Wednesday, 20 October 2021

Constituency Statements

Energy

10:46 am

Photo of Katie AllenKatie Allen (Higgins, Liberal Party) Share this | | Hansard source

As the Prime Minister has said, things have changed. There is now an economic transformation in progress around the world. Regardless of what might some may say, there is an economic inevitability to this transformation. We need to chart the best possible course. Building to this point has taken months and years of technological development and building of businesses, of developing trade partnerships and building new infrastructure. All of this takes time. What I'm talking about is the clean energy transformation.

As John Howard said, you can't fatten a pig on market day. So too for our clean energy technology transformation, a commitment to it can't happen overnight. We need a plan that is achievable, accountable and economically viable and that plan has been under development for years. It has resulted in the release of Australia's first low-emissions technology strategy and technology investment road map, with the next annual update due next week. We are making a shift to a long-term commitment to a net-zero future because we know we should and we know we can. We don't believe in offering false hope with hastily made targets on the run. If we commit, Australians can be confident that we will deliver.

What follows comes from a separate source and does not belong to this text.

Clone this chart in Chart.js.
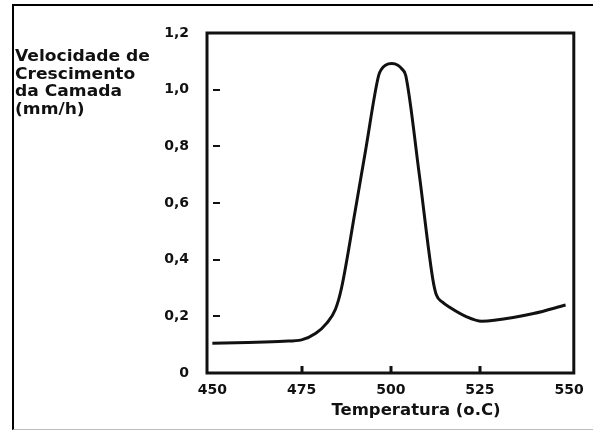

We on this side are doing the hard work right across the economy—energy, transport, manufacturing and agriculture. Through the Clean Energy Finance Corporation and ARENA, we are investing in scalable, commercial clean-tech solutions to fuel our manufacturing and export sectors. Our five clean-tech commercial stretch targets, which, by the way, the US have incorporated, aim to get clean hydrogen under $2 a kilo, electricity from storage for under $100 per megawatt hour, green steel production under $900 per tonne, low-emissions aluminium under $2 per tonne, carbon capture and storage under $20 per tonne of CO2 and soil cover measurement under $3 her hectare per year. We are investing in electric vehicles infrastructure with $25 million already committed.

The significant amount of work from this government to build a plan for our future has reached a momentous point, not only for our environment but for our economy. I'm proud that since day 1 in this place I have been working hard each and every day inside the government for this. Even in my first speech I said climate change is real and it affects us all. It is not just an environmental imperative to act; it's an economic one and it's clearly now an economic inevitability. I look forward to the PM delivering the message to Glasgow. Australia is leaning into the clean-tech evolution, one I am confident we will help deliver for the world. This is a pivotal moment in our history.